▶ **Aim**
Locate every line below that contains the word "this" and copy it.

•••

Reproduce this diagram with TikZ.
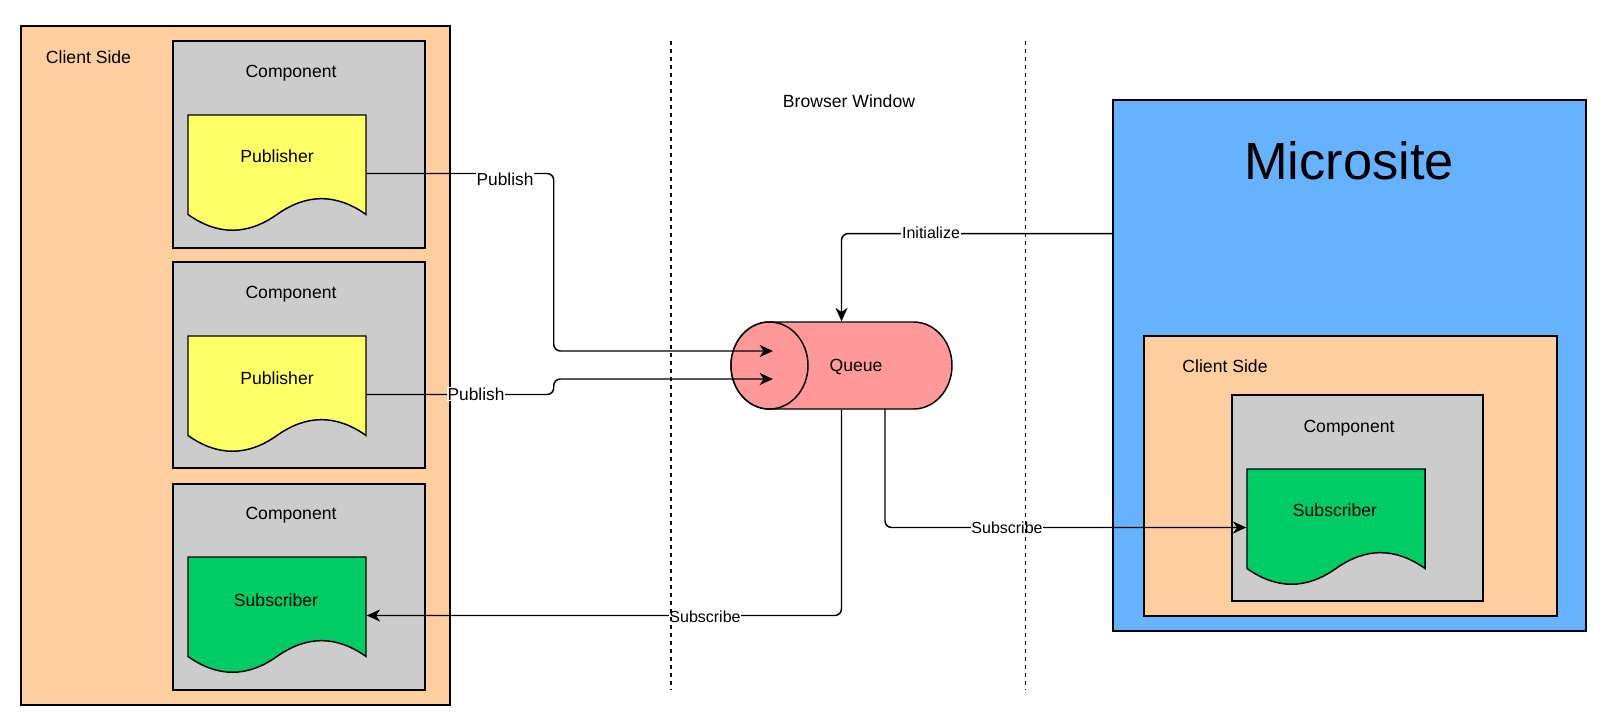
\documentclass[tikz,border=0pt]{standalone}
\usepackage{fontspec}
\setmainfont{Liberation Sans}
\usetikzlibrary{arrows.meta}

\definecolor{clientorange}{HTML}{FFCE9F}
\definecolor{compgray}{HTML}{CCCCCC}
\definecolor{pubyellow}{HTML}{FFFF66}
\definecolor{subgreen}{HTML}{00CC66}
\definecolor{siteblue}{HTML}{66B2FF}
\definecolor{queuepink}{HTML}{FF9999}

\tikzset{every picture/.style={line width=1.1pt}}
\tikzset{
  boxtext/.style={font=\fontsize{13.2}{16}\selectfont, inner sep=0pt},
  elabel/.style={font=\fontsize{12}{14}\selectfont, fill=white, inner sep=0.6pt},
  plabel/.style={elabel, font=\fontsize{13}{15}\selectfont},
  docnode/.style={minimum width=133.5pt, minimum height=87.75pt, inner sep=0pt},
  conn/.style={rounded corners=5pt, -{Stealth[length=10pt,width=9pt,inset=3pt]}},
  divider/.style={dash pattern=on 3pt off 3pt}
}

% document shape: top left corner, fill colour
\newcommand{\docshape}[3]{%
  \draw[fill=#3] (#1,#2) -- ({#1+178},#2) -- ({#1+178},{#2+99.45})
    .. controls ({#1+148.33},{#2+78.39}) and ({#1+118.67},{#2+78.39}) .. ({#1+89},{#2+99.45})
    .. controls ({#1+59.33},{#2+120.51}) and ({#1+29.67},{#2+120.51}) .. (#1,{#2+99.45}) -- cycle;}

\begin{document}
\begin{tikzpicture}[x=0.75pt,y=0.75pt,yscale=-1,xscale=1]
\useasboundingbox (0,0) rectangle (1606,725);

%Shape: Rectangle (client side, left)
\draw[fill=clientorange] (21,26) rectangle (450,705);
% Text Node
\draw (88.5,57) node (lside) [boxtext] {Client Side};

%Shape: Rectangle (components)
\draw[fill=compgray] (173,41) rectangle (425,248);
\draw[fill=compgray] (173,262) rectangle (425,468);
\draw[fill=compgray] (173,484) rectangle (425,690);
% Text Node
\draw (291,73) node (comp1) [boxtext] {Component};
\draw (291,294) node (comp2) [boxtext] {Component};
\draw (291,515) node (comp3) [boxtext] {Component};

%Shape: Document
\docshape{188}{115}{pubyellow}
\docshape{188}{336}{pubyellow}
\docshape{188}{557}{subgreen}
\node (pub1) [docnode] at (277,173.5) {};
\node (pub2) [docnode] at (277,394.5) {};
\node (sub1) [docnode] at (277,615.5) {};
% Text Node
\draw (277,156) node (pub1txt) [boxtext] {Publisher};
\draw (277,378) node (pub2txt) [boxtext] {Publisher};
\draw (276,600) node (sub1txt) [boxtext] {Subscriber};

% Text Node
\draw (849,101) node (browser) [boxtext] {Browser Window};

%Shape: Can (queue)
\node (queue) [minimum width=165.75pt, minimum height=65.25pt, inner sep=0pt] at (841.5,365.5) {};
\draw[fill=queuepink] (769.5,322) -- (913.5,322) arc[start angle=-90, end angle=90, x radius=38.5, y radius=43.5]
  -- (769.5,409) arc[start angle=90, end angle=270, x radius=38.5, y radius=43.5] -- cycle;
\draw[fill=queuepink] (769.5,365.5) ellipse [x radius=38.5, y radius=43.5];
\draw (856,367) node (qtxt) [boxtext] {Queue};
\coordinate (qin1) at (773,351);
\coordinate (qin2) at (773,379);
\coordinate (qout) at (885,409);

%Shape: Rectangle (microsite)
\node (microsite) [draw, fill=siteblue, minimum width=354.75pt, minimum height=398.25pt, inner sep=0pt] at (1349.5,365.5) {};
\draw (1349,161) node (mtitle) [font=\fontsize{39.3}{44}\selectfont, inner sep=0pt] {Microsite};
\coordinate (minit) at (1113,233.6);

\draw[fill=clientorange] (1144,336) rectangle (1557,616);
\draw (1225,366) node (rside) [boxtext] {Client Side};
\draw[fill=compgray] (1232,395) rectangle (1483,601);
\draw (1349,428) node (comp4) [boxtext] {Component};
\docshape{1247}{469}{subgreen}
\node (sub2) [docnode] at (1336,527.5) {};
\draw (1335,510) node (sub2txt) [boxtext] {Subscriber};

%Straight Lines (connectors)
\draw[conn] (pub1.east) -- ++(187,0) |- (qin1);
\draw[conn] (pub2.east) -- ++(187,0) |- (qin2);
\draw[conn] (minit) -| (queue.north);
\draw[conn] (queue.south) |- (sub1.east);
\draw[conn] (qout) |- (sub2.west);

% Text Node (connector labels)
\draw (505,179) node (lpub1) [plabel] {Publish};
\draw (476,394) node (lpub2) [plabel] {Publish};
\draw (931,233) node (linit) [elabel] {Initialize};
\draw (705,617) node (lsub1) [elabel] {Subscribe};
\draw (1007,528) node (lsub2) [elabel] {Subscribe};

%Straight Lines (browser window edges)
\draw[divider] (671,41) -- (671,690);
\draw[divider] (1025.5,41) -- (1025.5,690);

\end{tikzpicture}
\end{document}
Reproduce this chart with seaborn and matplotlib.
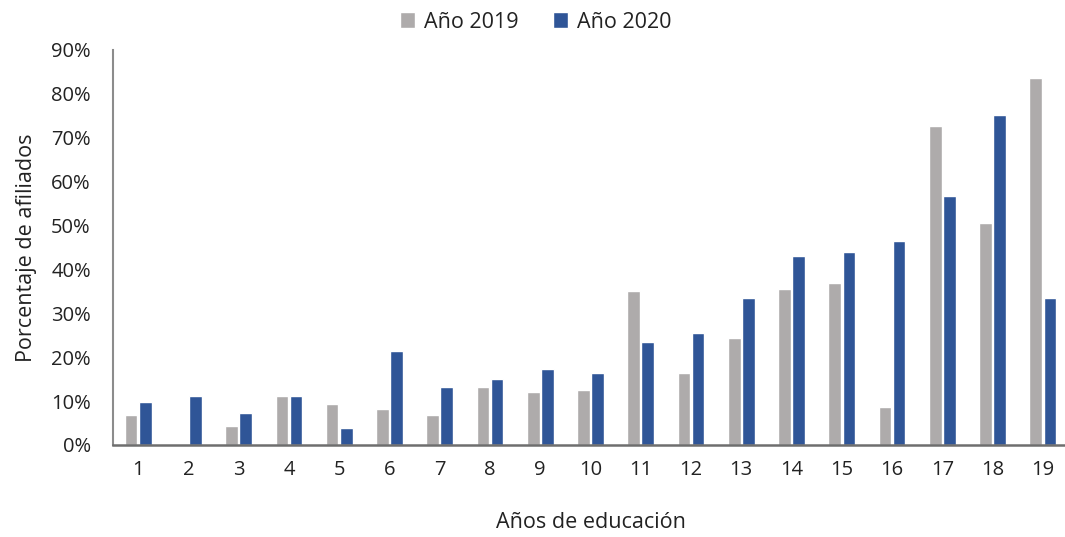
import matplotlib
matplotlib.use("Agg")
import matplotlib.pyplot as plt
import seaborn as sns
import pandas as pd
from matplotlib.ticker import PercentFormatter

categorias = [str(i) for i in range(1, 20)]
anio_2019 = [6.9, 0.0, 4.3, 11.2, 9.4, 8.1, 6.8, 13.3, 12.0, 12.6, 35.2, 16.5, 24.4, 35.5, 36.9, 8.6, 72.7, 50.5, 83.6]
anio_2020 = [9.9, 11.2, 7.4, 11.2, 3.8, 21.5, 13.3, 15.1, 17.3, 16.5, 23.4, 25.5, 33.4, 43.0, 43.9, 46.5, 56.7, 75.3, 33.5]
series = ["Año 2019", "Año 2020"]
colores = ["#AEABAB", "#2F5597"]

df = pd.DataFrame({
    "cat": categorias * 2,
    "val": anio_2019 + anio_2020,
    "serie": [series[0]] * len(categorias) + [series[1]] * len(categorias),
})

sns.set_style("white")
plt.rcParams["font.family"] = ["Open Sans", "DejaVu Sans"]

fig = plt.figure(figsize=(10.65, 5.37), dpi=100)
ax = fig.add_axes([113 / 1065, 1 - 445 / 537, (1068 - 113) / 1065, (445 - 50) / 537])

sns.barplot(data=df, x="cat", y="val", hue="serie", palette=colores,
            width=0.56, gap=0.1, order=categorias, hue_order=series, ax=ax,
            saturation=1, errorbar=None)

ax.set_ylim(0, 90)
ax.set_yticks(range(0, 91, 10))
ax.yaxis.set_major_formatter(PercentFormatter(decimals=0))
ax.set_xlim(-0.5, 18.5)
ax.tick_params(axis="both", length=0, labelsize=14.5, colors="#222222")
ax.tick_params(axis="x", pad=11)
ax.tick_params(axis="y", pad=16)

for s in ["top", "right"]:
    ax.spines[s].set_visible(False)
ax.spines["left"].set_color("#8C8C8C")
ax.spines["left"].set_linewidth(1.5)
ax.spines["bottom"].set_color("#6E6E6E")
ax.spines["bottom"].set_linewidth(1.8)

ax.set_xlabel("Años de educación", fontsize=15.5, color="#222222", labelpad=23)
ax.set_ylabel("Porcentaje de afiliados", fontsize=15.5, color="#222222", labelpad=10)

handles, labels = ax.get_legend_handles_labels()
ax.legend_.remove()
fig.legend(handles, labels, loc="center", bbox_to_anchor=(0.503, 1 - 22 / 537),
           ncol=2, frameon=False, fontsize=15.5, handlelength=0.7, handleheight=0.7,
           handletextpad=0.4, columnspacing=1.6, labelcolor="#222222")

fig.savefig("out.png", dpi=100)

•••

▶ **Response**
Reproduce this diagram with TikZ.
Reproduce this chart with seaborn and matplotlib.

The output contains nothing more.